# Tunein help with podcasts!



## Shadow LI (Aug 19, 2018)

Have an issue with tunein and hoping someone has a solve for this. For the last few weeks, none of my favorited podcasts will play. Keep getting loading error.
Today I played non favorited podcasts and all played fine.
Removed the favorites. Rebooted. Searched for my old favorites and tried to play. No luck. All other podcasts play fine. 
favs were dateline and 48 hours. 
thoughts?


----------



## NOGA$4ME (Sep 30, 2016)

Podcast support in the car is pretty poor.

One of my podcasts usually works pretty well.

The other rarely does. I think the difference is the episode length. The one that doesn't work is typically over an hour long.

I usually just give up and stream that podcast from my phone using the podcast player on the phone.

I get the loading error that you are seeing, but other issues are incorrect episode length shown; inability to easily fast forward to a specific time in the podcast; complete loss of where you were in a podcast if you switch audio sources.


----------



## Shadow LI (Aug 19, 2018)

Yep the interface and quality is pretty bad. Still think there is something with Favorites since they are the only ones I can’t get to work.


----------



## John (Apr 16, 2016)

For me, that's usually due to a network connection problem, and I sometimes have to reboot the MCU to reestablish it. You can do that while you're driving, as long as you realize the turn signals won't make sounds or be visible to you (they will be to other drivers).

There are also some podcasts which have incompatible formats with the current software. I have one I can listen to on my phone, but never my Model 3.


----------



## Shadow LI (Aug 19, 2018)

Very frustrating! Connection is strong and reboot didn’t work. I’m still suspicious.


----------



## NOGA$4ME (Sep 30, 2016)

My issues with "Loading Error" usually center around transitioning between WiFi and cellular (usually as I am leaving my home or office).

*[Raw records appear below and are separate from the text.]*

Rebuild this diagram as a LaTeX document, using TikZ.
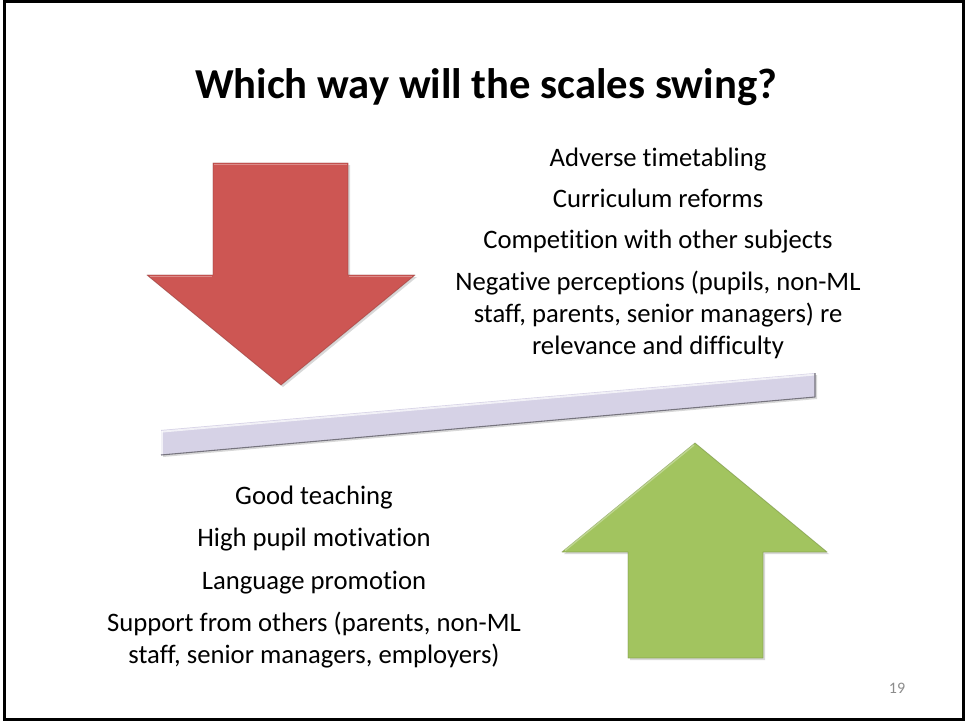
\documentclass[tikz,border=0pt]{standalone}
\usepackage{fontspec}
\setmainfont{Carlito}[Ligatures=NoCommon]
\usetikzlibrary{positioning,shadows}

\definecolor{downred}{RGB}{205,86,83}
\definecolor{upgreen}{RGB}{162,196,95}
\definecolor{beamlilac}{RGB}{214,210,230}
\definecolor{numgray}{RGB}{140,140,140}

\begin{document}
\begin{tikzpicture}[x=0.75pt,y=-0.75pt,
  factor/.style={font=\fontsize{20}{24}\selectfont, inner sep=0pt, text height=14pt, text depth=5pt},
  bevel/.style={drop shadow={opacity=0.3, shadow xshift=1.5pt, shadow yshift=-1.5pt}},
  edgelight/.style={line width=1.1pt, opacity=0.7},
  node distance=31pt]
  \useasboundingbox (0,0) rectangle (967,721);
  \fill[white] (0,0) rectangle (967,721);
  \draw[line width=2.25pt] (4.5,1.5) rectangle (963,719.5);

  % title
  \node[font=\bfseries\fontsize{32}{38}\selectfont, anchor=base] (title) at (486,98) {Which way will the scales swing?};

  % red arrow
  \fill[downred, bevel] (213,163) -- (348,163) -- (348,275) -- (415,275) -- (281,385) -- (147,275) -- (213,275) -- cycle;
  \draw[downred!75!black, line width=0.6pt, line join=round, opacity=0.6] (213,163) -- (348,163) -- (348,275) -- (415,275) -- (281,385) -- (147,275) -- (213,275) -- cycle;
  \draw[edgelight, downred!55!white] (214,164.5) -- (347,164.5);
  \draw[edgelight, downred!55!white] (150,276.5) -- (212,276.5);
  \draw[edgelight, downred!55!white] (349,276.5) -- (412,276.5);

  % green arrow
  \fill[upgreen, bevel] (628,658) -- (763,658) -- (763,552) -- (827,552) -- (695,443) -- (562,552) -- (628,552) -- cycle;
  \draw[upgreen!75!black, line width=0.6pt, line join=round, opacity=0.6] (628,658) -- (763,658) -- (763,552) -- (827,552) -- (695,443) -- (562,552) -- (628,552) -- cycle;
  \draw[edgelight, upgreen!55!white] (565,550.5) -- (694,445);

  % beam
  \fill[beamlilac, bevel] (161,430) -- (815,373) -- (815,397) -- (161,455) -- cycle;
  \draw[edgelight, white, line width=1.4pt] (162,431.6) -- (814,374.6);
  \draw[edgelight, white] (162.2,431) -- (162.2,454);
  \draw[beamlilac!55!black, line width=0.8pt, line join=round] (161,455) -- (815,397) -- (815,373);

  % against
  \node[factor, anchor=base] (adverse) at (658,166) {Adverse timetabling};
  \node[factor] (curric) [below of=adverse] {Curriculum reforms};
  \node[factor] (compet) [below of=curric] {Competition with other subjects};
  \node[factor] (negative) [below of=compet] {Negative perceptions (pupils, non-ML};
  \node[factor, node distance=24pt] (negative2) [below of=negative] {staff, parents, senior managers) re};
  \node[factor, node distance=24pt] (negative3) [below of=negative2] {relevance and difficulty};

  % for
  \node[factor, anchor=base] (good) at (314,504) {Good teaching};
  \node[factor, node distance=31.9pt] (high) [below of=good] {High pupil motivation};
  \node[factor, node distance=31.9pt] (promo) [below of=high] {Language promotion};
  \node[factor, node distance=31.9pt] (support) [below of=promo] {Support from others (parents, non-ML};
  \node[factor, node distance=24pt] (support2) [below of=support] {staff, senior managers, employers)};

  \node[font=\fontsize{12}{14}\selectfont, text=numgray, anchor=base] (pagenum) at (897,693) {19};
\end{tikzpicture}
\end{document}
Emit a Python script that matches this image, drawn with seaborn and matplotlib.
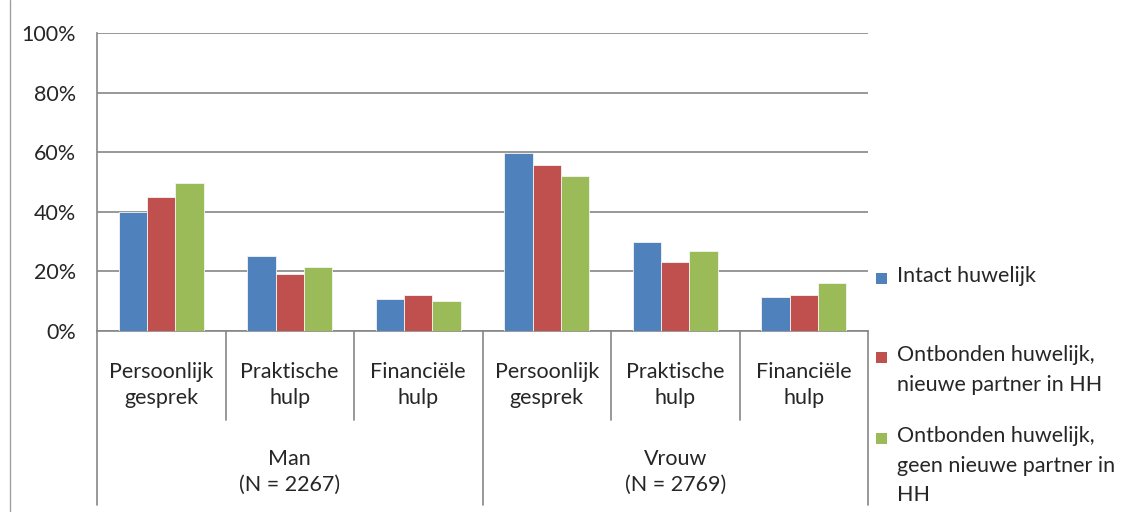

In fact, listening to TunedIn radio stations is problematic in this situation as well. They don't stop playing altogether, but rather "skip" until it gets caught back up to live. Very annoying.


----------



## travis1906 (Apr 1, 2019)

Ditto above. Seems like my podcasts stopped working a few days ago. Usually my favorites are the problem also.


----------



## saldog (Jan 11, 2020)

My favorites play fine, or at least as fine as this ****ty podcast player can play them. Just for kicks, I added 48 Hours to my favorites and it would not play. It could be you happened to pick two podcasts that are having trouble loading. If you were to add Joe Rogan Experience to your favorites, for example, you would find that it works.


----------